* EXERCISE GOAL *
Leave out the pictures; transcribe all else exactly.

* SOURCE DATA *

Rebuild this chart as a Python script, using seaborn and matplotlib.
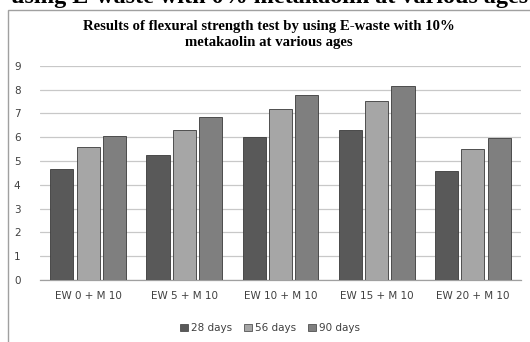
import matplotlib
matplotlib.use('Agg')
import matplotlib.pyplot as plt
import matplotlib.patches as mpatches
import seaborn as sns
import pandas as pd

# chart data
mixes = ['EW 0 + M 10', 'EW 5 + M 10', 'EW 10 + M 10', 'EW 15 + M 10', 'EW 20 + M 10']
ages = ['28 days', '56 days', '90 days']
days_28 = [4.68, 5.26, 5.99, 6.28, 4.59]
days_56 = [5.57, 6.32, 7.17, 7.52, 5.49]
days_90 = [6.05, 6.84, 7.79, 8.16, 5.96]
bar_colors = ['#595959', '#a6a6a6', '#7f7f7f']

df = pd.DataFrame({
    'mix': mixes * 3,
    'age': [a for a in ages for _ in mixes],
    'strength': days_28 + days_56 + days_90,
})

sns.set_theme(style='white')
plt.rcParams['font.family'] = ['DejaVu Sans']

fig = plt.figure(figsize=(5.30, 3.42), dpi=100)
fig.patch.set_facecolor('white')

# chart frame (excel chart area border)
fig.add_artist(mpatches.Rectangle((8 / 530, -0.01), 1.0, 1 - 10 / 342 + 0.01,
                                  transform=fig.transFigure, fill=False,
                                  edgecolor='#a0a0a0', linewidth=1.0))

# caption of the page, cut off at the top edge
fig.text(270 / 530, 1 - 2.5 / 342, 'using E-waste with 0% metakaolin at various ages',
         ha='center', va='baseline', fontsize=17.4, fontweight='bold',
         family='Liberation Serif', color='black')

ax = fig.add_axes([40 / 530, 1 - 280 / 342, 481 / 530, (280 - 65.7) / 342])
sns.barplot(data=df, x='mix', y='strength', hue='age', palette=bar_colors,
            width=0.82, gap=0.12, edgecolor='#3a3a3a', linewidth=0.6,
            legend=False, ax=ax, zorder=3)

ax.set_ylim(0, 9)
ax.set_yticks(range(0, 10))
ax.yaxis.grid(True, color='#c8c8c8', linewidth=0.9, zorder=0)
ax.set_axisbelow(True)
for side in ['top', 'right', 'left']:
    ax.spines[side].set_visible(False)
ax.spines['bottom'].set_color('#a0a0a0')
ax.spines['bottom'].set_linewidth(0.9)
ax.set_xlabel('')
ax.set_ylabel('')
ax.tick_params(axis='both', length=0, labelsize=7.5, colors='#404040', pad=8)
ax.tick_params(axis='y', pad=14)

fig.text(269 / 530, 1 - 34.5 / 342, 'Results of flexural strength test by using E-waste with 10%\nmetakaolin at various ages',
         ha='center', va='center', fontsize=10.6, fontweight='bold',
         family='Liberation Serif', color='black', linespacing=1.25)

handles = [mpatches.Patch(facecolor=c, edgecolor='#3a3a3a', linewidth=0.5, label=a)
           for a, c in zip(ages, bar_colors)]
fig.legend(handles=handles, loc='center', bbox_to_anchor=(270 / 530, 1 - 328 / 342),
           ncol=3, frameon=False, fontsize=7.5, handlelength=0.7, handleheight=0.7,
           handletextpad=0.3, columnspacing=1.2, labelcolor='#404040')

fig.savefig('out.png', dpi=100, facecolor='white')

* RESULT FOR THIS TASK *
Rebuild this chart as a Python script, using seaborn and matplotlib.
import matplotlib
matplotlib.use('Agg')
import matplotlib.pyplot as plt
import matplotlib.patches as mpatches
import seaborn as sns
import pandas as pd

# chart data
mixes = ['EW 0 + M 10', 'EW 5 + M 10', 'EW 10 + M 10', 'EW 15 + M 10', 'EW 20 + M 10']
ages = ['28 days', '56 days', '90 days']
days_28 = [4.68, 5.26, 5.99, 6.28, 4.59]
days_56 = [5.57, 6.32, 7.17, 7.52, 5.49]
days_90 = [6.05, 6.84, 7.79, 8.16, 5.96]
bar_colors = ['#595959', '#a6a6a6', '#7f7f7f']

df = pd.DataFrame({
    'mix': mixes * 3,
    'age': [a for a in ages for _ in mixes],
    'strength': days_28 + days_56 + days_90,
})

sns.set_theme(style='white')
plt.rcParams['font.family'] = ['DejaVu Sans']

fig = plt.figure(figsize=(5.30, 3.42), dpi=100)
fig.patch.set_facecolor('white')

# chart frame (excel chart area border)
fig.add_artist(mpatches.Rectangle((8 / 530, -0.01), 1.0, 1 - 10 / 342 + 0.01,
                                  transform=fig.transFigure, fill=False,
                                  edgecolor='#a0a0a0', linewidth=1.0))

# caption of the page, cut off at the top edge
fig.text(270 / 530, 1 - 2.5 / 342, 'using E-waste with 0% metakaolin at various ages',
         ha='center', va='baseline', fontsize=17.4, fontweight='bold',
         family='Liberation Serif', color='black')

ax = fig.add_axes([40 / 530, 1 - 280 / 342, 481 / 530, (280 - 65.7) / 342])
sns.barplot(data=df, x='mix', y='strength', hue='age', palette=bar_colors,
            width=0.82, gap=0.12, edgecolor='#3a3a3a', linewidth=0.6,
            legend=False, ax=ax, zorder=3)

ax.set_ylim(0, 9)
ax.set_yticks(range(0, 10))
ax.yaxis.grid(True, color='#c8c8c8', linewidth=0.9, zorder=0)
ax.set_axisbelow(True)
for side in ['top', 'right', 'left']:
    ax.spines[side].set_visible(False)
ax.spines['bottom'].set_color('#a0a0a0')
ax.spines['bottom'].set_linewidth(0.9)
ax.set_xlabel('')
ax.set_ylabel('')
ax.tick_params(axis='both', length=0, labelsize=7.5, colors='#404040', pad=8)
ax.tick_params(axis='y', pad=14)

fig.text(269 / 530, 1 - 34.5 / 342, 'Results of flexural strength test by using E-waste with 10%\nmetakaolin at various ages',
         ha='center', va='center', fontsize=10.6, fontweight='bold',
         family='Liberation Serif', color='black', linespacing=1.25)

handles = [mpatches.Patch(facecolor=c, edgecolor='#3a3a3a', linewidth=0.5, label=a)
           for a, c in zip(ages, bar_colors)]
fig.legend(handles=handles, loc='center', bbox_to_anchor=(270 / 530, 1 - 328 / 342),
           ncol=3, frameon=False, fontsize=7.5, handlelength=0.7, handleheight=0.7,
           handletextpad=0.3, columnspacing=1.2, labelcolor='#404040')

fig.savefig('out.png', dpi=100, facecolor='white')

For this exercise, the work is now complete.